- **EXERCISE DETAILS**
Only the lines from the start of the data through the line containing "(title) at (475,135)" should be written out, exactly as they are, with both ends included and the pictures left out.

─── EXCERPTED DATA

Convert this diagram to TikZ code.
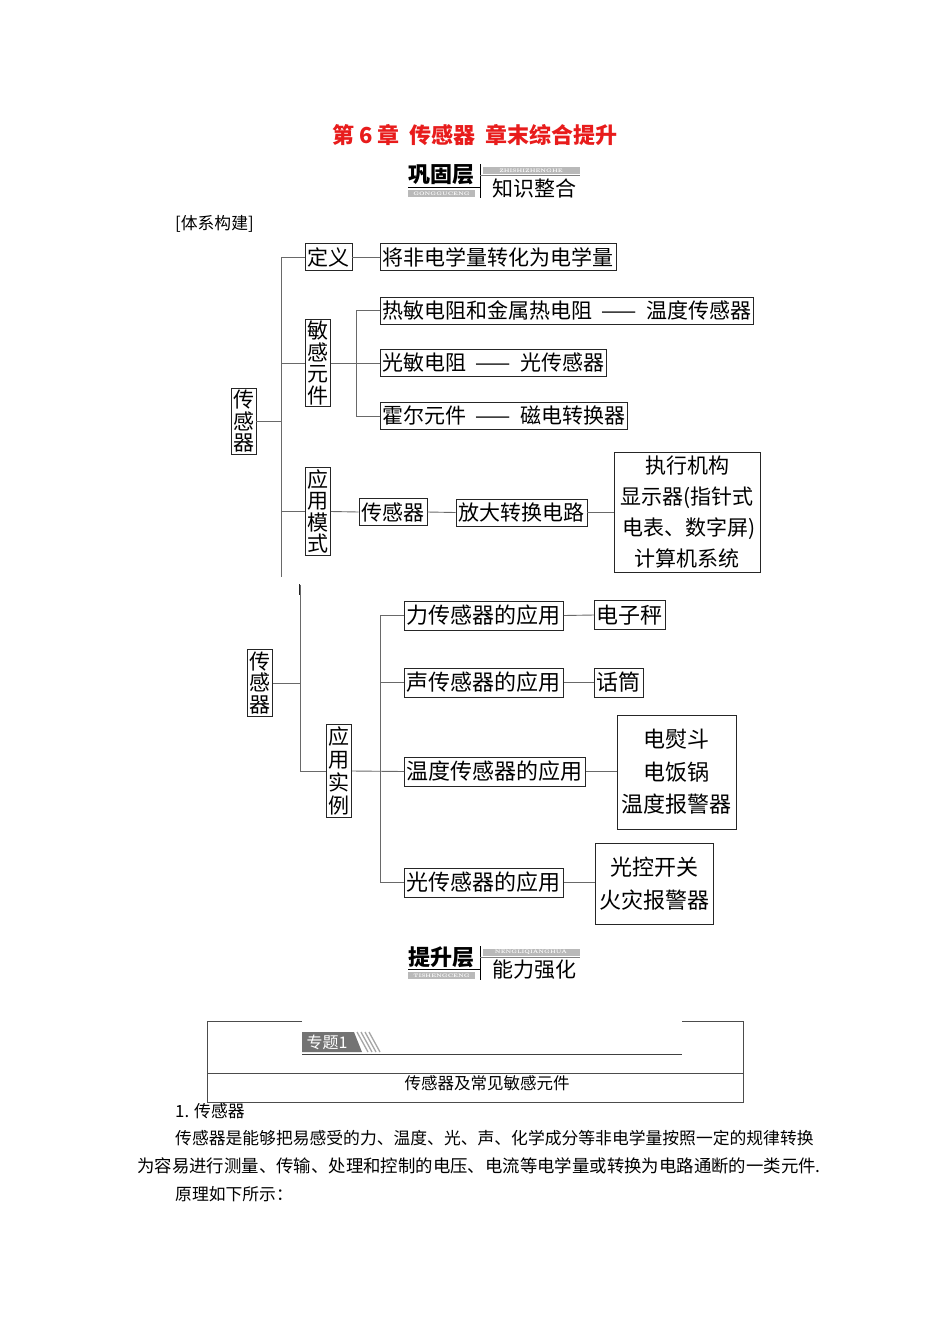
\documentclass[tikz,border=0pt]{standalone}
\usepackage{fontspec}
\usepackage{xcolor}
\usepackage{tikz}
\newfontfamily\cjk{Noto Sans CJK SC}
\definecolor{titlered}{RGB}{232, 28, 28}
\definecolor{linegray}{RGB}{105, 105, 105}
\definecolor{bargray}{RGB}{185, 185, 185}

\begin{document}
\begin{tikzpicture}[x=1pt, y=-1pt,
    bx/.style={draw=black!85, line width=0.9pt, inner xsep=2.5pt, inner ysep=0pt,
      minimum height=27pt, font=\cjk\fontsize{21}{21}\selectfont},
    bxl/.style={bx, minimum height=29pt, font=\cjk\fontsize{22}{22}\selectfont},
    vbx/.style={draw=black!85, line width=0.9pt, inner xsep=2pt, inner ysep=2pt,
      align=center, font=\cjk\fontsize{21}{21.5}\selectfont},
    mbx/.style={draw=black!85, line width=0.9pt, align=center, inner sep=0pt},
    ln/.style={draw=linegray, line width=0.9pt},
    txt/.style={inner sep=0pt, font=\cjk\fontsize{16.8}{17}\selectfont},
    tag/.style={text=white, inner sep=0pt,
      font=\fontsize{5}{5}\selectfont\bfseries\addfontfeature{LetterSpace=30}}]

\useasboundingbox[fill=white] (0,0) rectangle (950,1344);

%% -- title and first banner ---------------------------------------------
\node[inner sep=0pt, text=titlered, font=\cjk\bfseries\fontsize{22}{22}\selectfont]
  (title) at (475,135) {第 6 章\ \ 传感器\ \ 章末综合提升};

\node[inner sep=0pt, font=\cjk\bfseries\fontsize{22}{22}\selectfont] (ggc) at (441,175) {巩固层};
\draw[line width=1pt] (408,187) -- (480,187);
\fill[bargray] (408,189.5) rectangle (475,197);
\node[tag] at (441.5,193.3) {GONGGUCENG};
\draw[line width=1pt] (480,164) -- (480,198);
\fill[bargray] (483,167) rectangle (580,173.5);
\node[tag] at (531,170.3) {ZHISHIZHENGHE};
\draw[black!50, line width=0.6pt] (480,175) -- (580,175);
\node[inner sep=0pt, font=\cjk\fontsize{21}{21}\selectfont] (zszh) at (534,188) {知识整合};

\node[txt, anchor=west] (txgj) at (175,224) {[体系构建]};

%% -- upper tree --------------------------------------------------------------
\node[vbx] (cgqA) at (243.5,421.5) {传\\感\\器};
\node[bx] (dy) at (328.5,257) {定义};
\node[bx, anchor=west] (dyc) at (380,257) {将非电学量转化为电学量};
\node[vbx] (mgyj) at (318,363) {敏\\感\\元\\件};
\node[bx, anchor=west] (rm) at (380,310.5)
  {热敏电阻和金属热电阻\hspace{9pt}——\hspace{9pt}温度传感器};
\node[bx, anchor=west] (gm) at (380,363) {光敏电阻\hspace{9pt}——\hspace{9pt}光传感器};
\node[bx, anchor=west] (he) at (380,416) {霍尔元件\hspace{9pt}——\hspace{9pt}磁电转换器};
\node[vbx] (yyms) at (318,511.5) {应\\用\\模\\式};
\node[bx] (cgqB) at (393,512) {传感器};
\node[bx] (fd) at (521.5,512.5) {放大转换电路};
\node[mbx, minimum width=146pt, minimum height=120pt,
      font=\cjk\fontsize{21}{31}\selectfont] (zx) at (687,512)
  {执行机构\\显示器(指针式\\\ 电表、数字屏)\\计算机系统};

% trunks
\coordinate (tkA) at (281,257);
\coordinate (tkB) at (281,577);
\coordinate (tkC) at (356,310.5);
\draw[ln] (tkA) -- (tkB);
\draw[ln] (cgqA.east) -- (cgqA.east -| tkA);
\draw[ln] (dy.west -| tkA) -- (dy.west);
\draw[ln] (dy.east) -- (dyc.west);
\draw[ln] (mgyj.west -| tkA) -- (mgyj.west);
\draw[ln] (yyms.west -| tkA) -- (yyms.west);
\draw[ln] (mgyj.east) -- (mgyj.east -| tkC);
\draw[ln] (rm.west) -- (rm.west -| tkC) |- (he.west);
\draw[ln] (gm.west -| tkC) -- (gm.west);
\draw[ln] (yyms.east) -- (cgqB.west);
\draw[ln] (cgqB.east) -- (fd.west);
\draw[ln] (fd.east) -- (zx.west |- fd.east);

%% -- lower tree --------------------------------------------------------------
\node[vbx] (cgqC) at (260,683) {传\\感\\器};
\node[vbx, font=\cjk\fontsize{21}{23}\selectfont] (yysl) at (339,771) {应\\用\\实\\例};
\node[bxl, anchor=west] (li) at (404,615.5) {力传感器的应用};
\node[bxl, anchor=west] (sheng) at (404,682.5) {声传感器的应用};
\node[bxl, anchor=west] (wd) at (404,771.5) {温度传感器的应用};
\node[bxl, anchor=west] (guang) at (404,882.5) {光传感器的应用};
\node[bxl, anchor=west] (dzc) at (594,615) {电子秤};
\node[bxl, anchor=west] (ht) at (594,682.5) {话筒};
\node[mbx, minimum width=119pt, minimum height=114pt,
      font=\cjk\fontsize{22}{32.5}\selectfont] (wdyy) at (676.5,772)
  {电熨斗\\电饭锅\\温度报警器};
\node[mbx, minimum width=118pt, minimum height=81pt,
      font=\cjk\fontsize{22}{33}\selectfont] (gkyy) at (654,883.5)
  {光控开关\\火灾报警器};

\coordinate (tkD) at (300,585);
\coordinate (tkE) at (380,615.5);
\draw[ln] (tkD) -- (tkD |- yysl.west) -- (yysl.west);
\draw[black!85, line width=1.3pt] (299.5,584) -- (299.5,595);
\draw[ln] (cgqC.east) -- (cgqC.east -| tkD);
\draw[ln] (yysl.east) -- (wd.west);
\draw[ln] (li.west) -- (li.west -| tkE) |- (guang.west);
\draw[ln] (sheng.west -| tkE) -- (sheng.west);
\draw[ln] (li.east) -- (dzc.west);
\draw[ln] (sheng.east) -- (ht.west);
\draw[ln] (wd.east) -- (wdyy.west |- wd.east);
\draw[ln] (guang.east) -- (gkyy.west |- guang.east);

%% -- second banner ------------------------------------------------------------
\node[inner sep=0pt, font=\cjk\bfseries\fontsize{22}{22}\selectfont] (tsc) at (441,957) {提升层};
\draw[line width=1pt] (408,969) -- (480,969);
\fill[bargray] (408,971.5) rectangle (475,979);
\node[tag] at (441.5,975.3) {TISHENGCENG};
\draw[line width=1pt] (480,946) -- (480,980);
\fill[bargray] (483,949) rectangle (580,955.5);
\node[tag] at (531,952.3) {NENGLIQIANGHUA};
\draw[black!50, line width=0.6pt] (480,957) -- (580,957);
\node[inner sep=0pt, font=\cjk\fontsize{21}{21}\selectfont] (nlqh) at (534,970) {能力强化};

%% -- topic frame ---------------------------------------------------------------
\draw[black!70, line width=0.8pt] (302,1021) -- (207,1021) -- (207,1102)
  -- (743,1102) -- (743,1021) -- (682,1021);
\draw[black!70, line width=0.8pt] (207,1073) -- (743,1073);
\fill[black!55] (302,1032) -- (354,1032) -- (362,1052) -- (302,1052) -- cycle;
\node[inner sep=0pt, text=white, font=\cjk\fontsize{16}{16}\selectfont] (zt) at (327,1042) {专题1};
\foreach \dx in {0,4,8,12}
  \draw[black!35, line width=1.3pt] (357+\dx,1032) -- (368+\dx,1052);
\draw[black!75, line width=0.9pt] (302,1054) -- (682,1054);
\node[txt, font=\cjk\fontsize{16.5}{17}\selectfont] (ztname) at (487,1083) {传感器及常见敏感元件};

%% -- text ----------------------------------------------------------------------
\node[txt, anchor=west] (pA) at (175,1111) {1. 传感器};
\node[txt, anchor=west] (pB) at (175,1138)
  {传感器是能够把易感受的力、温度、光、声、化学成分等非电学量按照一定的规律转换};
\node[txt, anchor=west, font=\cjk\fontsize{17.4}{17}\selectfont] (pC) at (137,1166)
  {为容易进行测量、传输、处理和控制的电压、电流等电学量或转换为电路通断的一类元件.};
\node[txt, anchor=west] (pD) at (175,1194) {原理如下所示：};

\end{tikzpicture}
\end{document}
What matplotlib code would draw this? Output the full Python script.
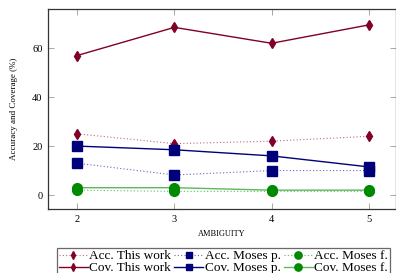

──────

- **TASK SOLUTION**
Convert this diagram to TikZ code.
\documentclass[tikz,border=0pt]{standalone}
\usepackage{fontspec}
\usepackage{xcolor}
\usepackage{tikz}
\newfontfamily\cjk{Noto Sans CJK SC}
\definecolor{titlered}{RGB}{232, 28, 28}
\definecolor{linegray}{RGB}{105, 105, 105}
\definecolor{bargray}{RGB}{185, 185, 185}

\begin{document}
\begin{tikzpicture}[x=1pt, y=-1pt,
    bx/.style={draw=black!85, line width=0.9pt, inner xsep=2.5pt, inner ysep=0pt,
      minimum height=27pt, font=\cjk\fontsize{21}{21}\selectfont},
    bxl/.style={bx, minimum height=29pt, font=\cjk\fontsize{22}{22}\selectfont},
    vbx/.style={draw=black!85, line width=0.9pt, inner xsep=2pt, inner ysep=2pt,
      align=center, font=\cjk\fontsize{21}{21.5}\selectfont},
    mbx/.style={draw=black!85, line width=0.9pt, align=center, inner sep=0pt},
    ln/.style={draw=linegray, line width=0.9pt},
    txt/.style={inner sep=0pt, font=\cjk\fontsize{16.8}{17}\selectfont},
    tag/.style={text=white, inner sep=0pt,
      font=\fontsize{5}{5}\selectfont\bfseries\addfontfeature{LetterSpace=30}}]

\useasboundingbox[fill=white] (0,0) rectangle (950,1344);

%% -- title and first banner ---------------------------------------------
\node[inner sep=0pt, text=titlered, font=\cjk\bfseries\fontsize{22}{22}\selectfont]
  (title) at (475,135) {第 6 章\ \ 传感器\ \ 章末综合提升};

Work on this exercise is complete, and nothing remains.